▸ Data for this exercise:
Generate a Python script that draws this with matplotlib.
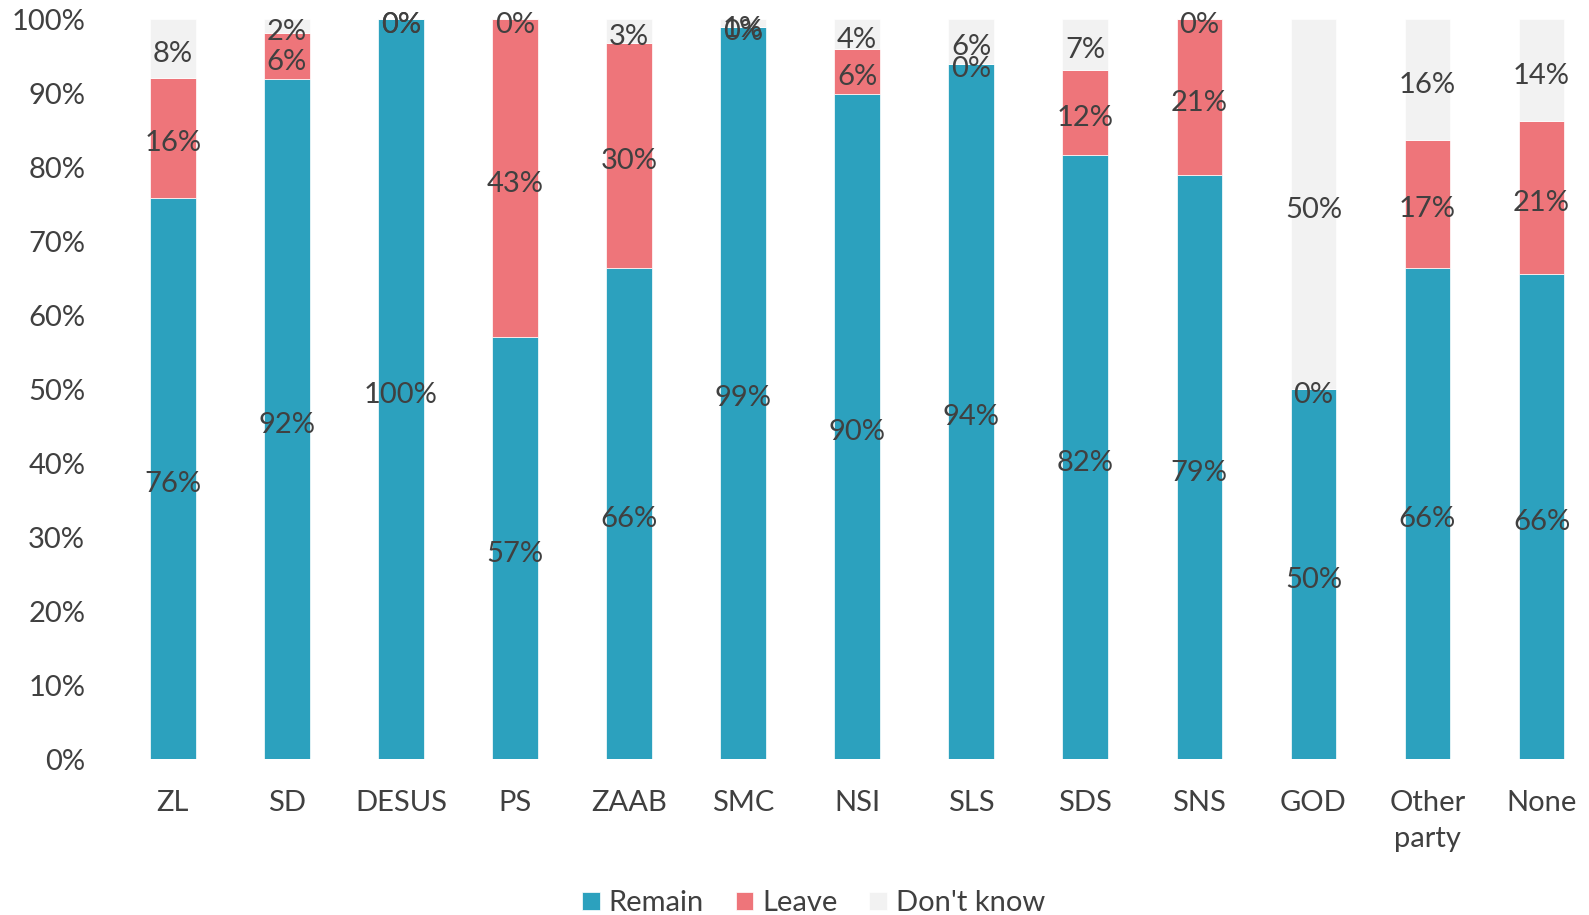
import matplotlib
matplotlib.use("Agg")
import matplotlib.pyplot as plt
import numpy as np

parties = ["ZL", "SD", "DESUS", "PS", "ZAAB", "SMC", "NSI", "SLS", "SDS", "SNS", "GOD", "Other\nparty", "None"]
remain = [75.9, 91.9, 100.0, 57.0, 66.4, 99.0, 89.9, 94.0, 81.6, 78.9, 50.0, 66.4, 65.6]
leave = [16.2, 6.2, 0.0, 43.0, 30.4, 0.0, 6.1, 0.0, 11.6, 21.1, 0.0, 17.3, 20.6]
dont_know = [7.9, 1.9, 0.0, 0.0, 3.2, 1.0, 4.0, 6.0, 6.8, 0.0, 50.0, 16.3, 13.8]

series = [("Remain", remain, "#2ca1be"),
          ("Leave", leave, "#ee757a"),
          ("Don't know", dont_know, "#f2f2f2")]

TXT = "#404040"
plt.rcParams["font.family"] = ["Lato", "DejaVu Sans"]

fig = plt.figure(figsize=(15.89, 9.15), dpi=100, facecolor="white")
W, H = 1589, 915
ax = fig.add_axes([115.8 / W, (H - 759) / H, 13 * 114.06 / W, (759 - 19.3) / H])

x = np.arange(len(parties))
bottom = np.zeros(len(parties))
for name, vals, col in series:
    vals = np.array(vals, dtype=float)
    ax.bar(x, vals, width=0.4, bottom=bottom, color=col, label=name,
           edgecolor="white", linewidth=0.5)
    # labels sit a touch low, like the old-style digits of the original
    for xi, b, v in zip(x, bottom, vals):
        ax.annotate(f"{v:.0f}%", (xi, b + v / 2), xytext=(0, -4),
                    textcoords="offset points", ha="center", va="center",
                    fontsize=21, color=TXT)
    bottom += vals

ax.set_xlim(-0.5, 12.5)
ax.set_ylim(0, 100)
ax.set_yticks(np.arange(0, 101, 10))
ax.set_yticklabels([f"{v}%" for v in range(0, 101, 10)])
ax.set_xticks(x)
ax.set_xticklabels(parties, linespacing=1.5)
ax.tick_params(axis="y", length=0, pad=22, labelsize=21, labelcolor=TXT)
ax.tick_params(axis="x", length=0, pad=22, labelsize=21, labelcolor=TXT)
for s in ax.spines.values():
    s.set_visible(False)

fig.legend(loc="lower center", bbox_to_anchor=(0.512, -0.03), ncol=3,
           frameon=False, fontsize=21, labelcolor=TXT, handlelength=0.6,
           handleheight=0.6, handletextpad=0.3, columnspacing=1.1)

fig.savefig("out.png", dpi=100, facecolor="white")
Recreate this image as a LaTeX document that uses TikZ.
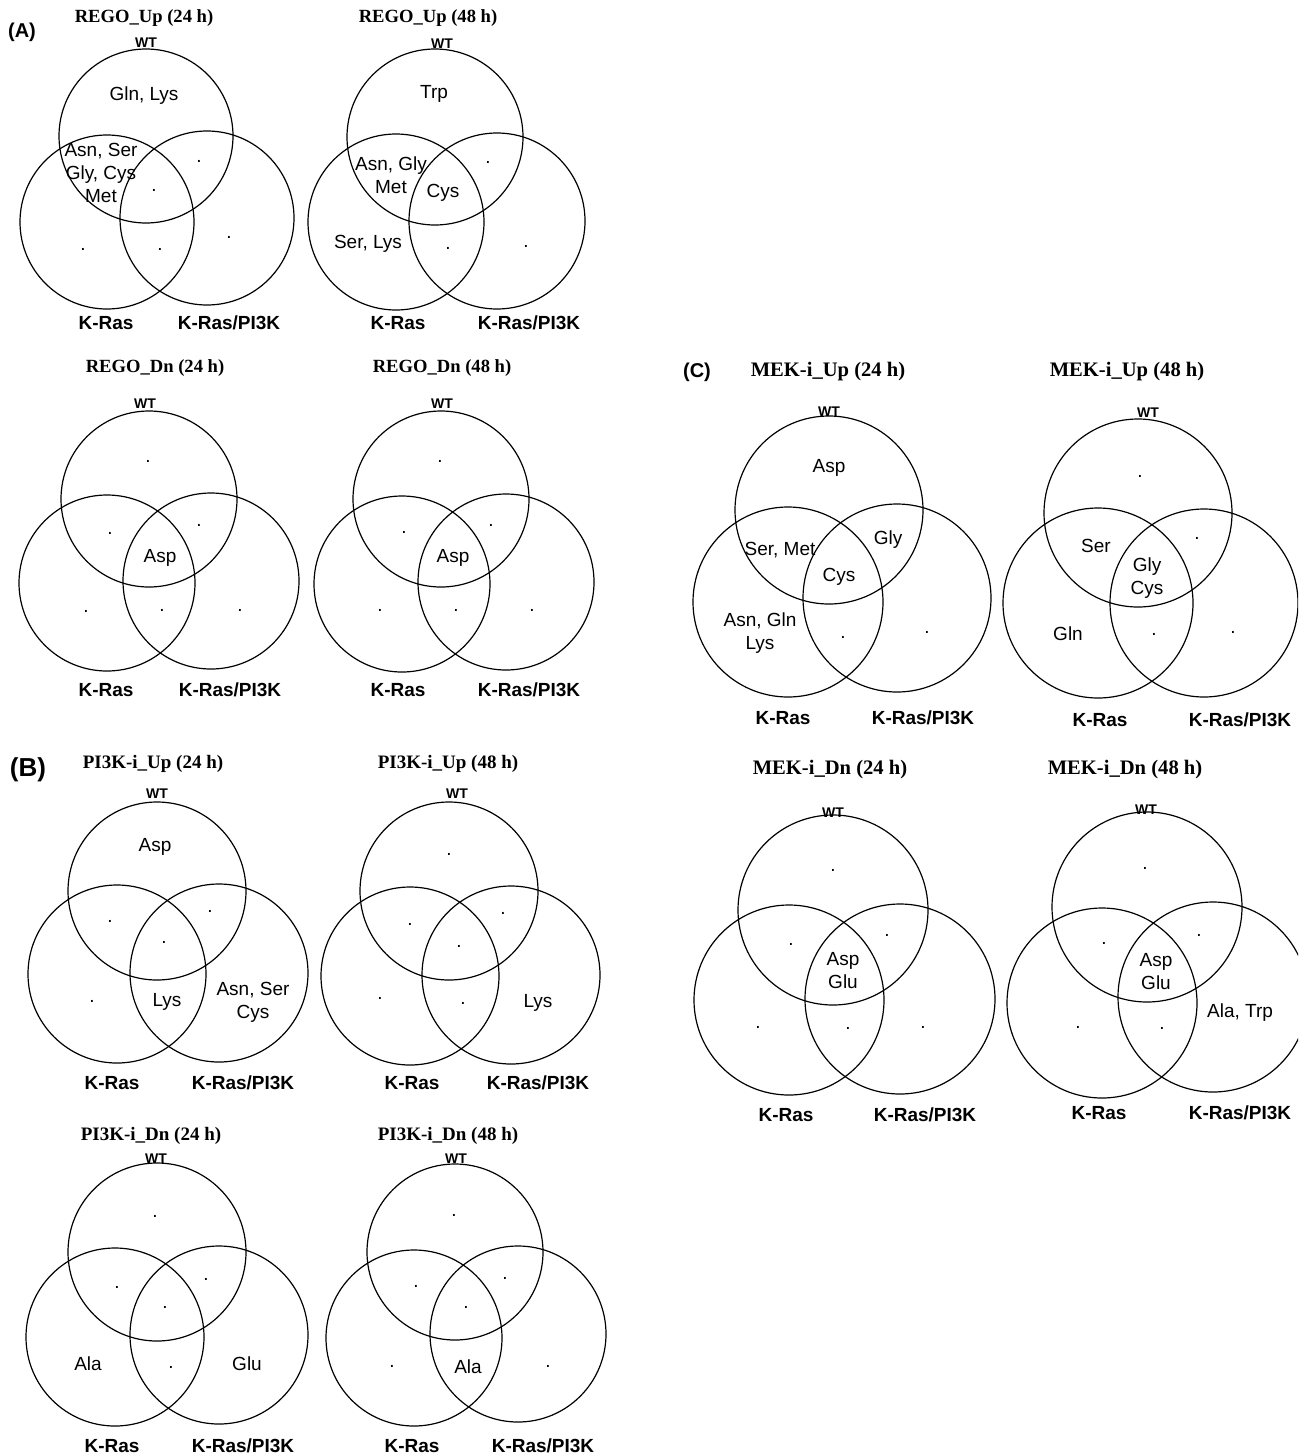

▸ Task instructions: Copy the whole of the material above exactly, but not its images.

▸ Answer in full:
Generate a Python script that draws this with matplotlib.
import matplotlib
matplotlib.use("Agg")
import matplotlib.pyplot as plt
import numpy as np

parties = ["ZL", "SD", "DESUS", "PS", "ZAAB", "SMC", "NSI", "SLS", "SDS", "SNS", "GOD", "Other\nparty", "None"]
remain = [75.9, 91.9, 100.0, 57.0, 66.4, 99.0, 89.9, 94.0, 81.6, 78.9, 50.0, 66.4, 65.6]
leave = [16.2, 6.2, 0.0, 43.0, 30.4, 0.0, 6.1, 0.0, 11.6, 21.1, 0.0, 17.3, 20.6]
dont_know = [7.9, 1.9, 0.0, 0.0, 3.2, 1.0, 4.0, 6.0, 6.8, 0.0, 50.0, 16.3, 13.8]

series = [("Remain", remain, "#2ca1be"),
          ("Leave", leave, "#ee757a"),
          ("Don't know", dont_know, "#f2f2f2")]

TXT = "#404040"
plt.rcParams["font.family"] = ["Lato", "DejaVu Sans"]

fig = plt.figure(figsize=(15.89, 9.15), dpi=100, facecolor="white")
W, H = 1589, 915
ax = fig.add_axes([115.8 / W, (H - 759) / H, 13 * 114.06 / W, (759 - 19.3) / H])

x = np.arange(len(parties))
bottom = np.zeros(len(parties))
for name, vals, col in series:
    vals = np.array(vals, dtype=float)
    ax.bar(x, vals, width=0.4, bottom=bottom, color=col, label=name,
           edgecolor="white", linewidth=0.5)
    # labels sit a touch low, like the old-style digits of the original
    for xi, b, v in zip(x, bottom, vals):
        ax.annotate(f"{v:.0f}%", (xi, b + v / 2), xytext=(0, -4),
                    textcoords="offset points", ha="center", va="center",
                    fontsize=21, color=TXT)
    bottom += vals

ax.set_xlim(-0.5, 12.5)
ax.set_ylim(0, 100)
ax.set_yticks(np.arange(0, 101, 10))
ax.set_yticklabels([f"{v}%" for v in range(0, 101, 10)])
ax.set_xticks(x)
ax.set_xticklabels(parties, linespacing=1.5)
ax.tick_params(axis="y", length=0, pad=22, labelsize=21, labelcolor=TXT)
ax.tick_params(axis="x", length=0, pad=22, labelsize=21, labelcolor=TXT)
for s in ax.spines.values():
    s.set_visible(False)

fig.legend(loc="lower center", bbox_to_anchor=(0.512, -0.03), ncol=3,
           frameon=False, fontsize=21, labelcolor=TXT, handlelength=0.6,
           handleheight=0.6, handletextpad=0.3, columnspacing=1.1)

fig.savefig("out.png", dpi=100, facecolor="white")
Recreate this image as a LaTeX document that uses TikZ.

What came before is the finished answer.